The result is that Brightlingsea has been torn apart, emotions polarised to the point where families are split and it is dangerous to express a view about the subject in the pub.

Rod Andrews, a freelance writer in the town, told how a farmer friend, coincidentally opposed to live exports, had voiced opposition to the protests while having a drink and was almost assaulted.

"The problem is that the protesters seem to think they're above criticism," said Mr Andrews, who was among the demonstrators in the early days. "We have a right to have a divergent opinion but they want to deny us that right. The protesters are completely intolerant of any other view."

Trade has suffered to the extent that 40 shopkeepers took out a £1,000 full-page advertisement in a local newspaper to present an alternative view. Many are reluctant to speak openly for fear that it will cost them more lost trade.

One shop-owner told how he had been threatened that if he did not display a protesters' poster in his window, those supporting the ban would no longer shop there.

Alan Hayes, whose delicatessen took 10 per cent less than normal over Easter, was prepared to speak but only to say: "The fact of the matter is we have to keep a low profile."

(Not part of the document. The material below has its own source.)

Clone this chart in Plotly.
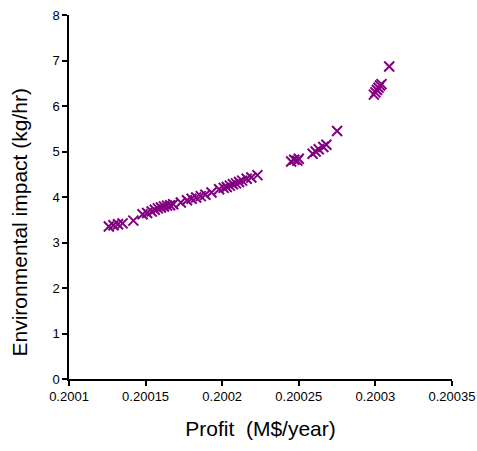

But the divide runs much deeper than the odd cross word. Friends of Michael Yardley, an author and experimental psychologist, have received intimidating anonymous telephone calls because of their opposition to the protests.

Similarly, erstwhile friends of Ian MacGregor, a fish dealer, no longer wish to be seen with him or talk to him. "The fact is I think many of them will never speak to me ever again, he said.

Protesters concede that the town has been divided, but Carole Appleby, a former organiser of Brightlingsea Against Live Exports, maintains that the trade must be stopped, almost at any cost. "I'm sorry about what is happening in the town, we do not want to create a divide. But we have to stand up for what we believe in."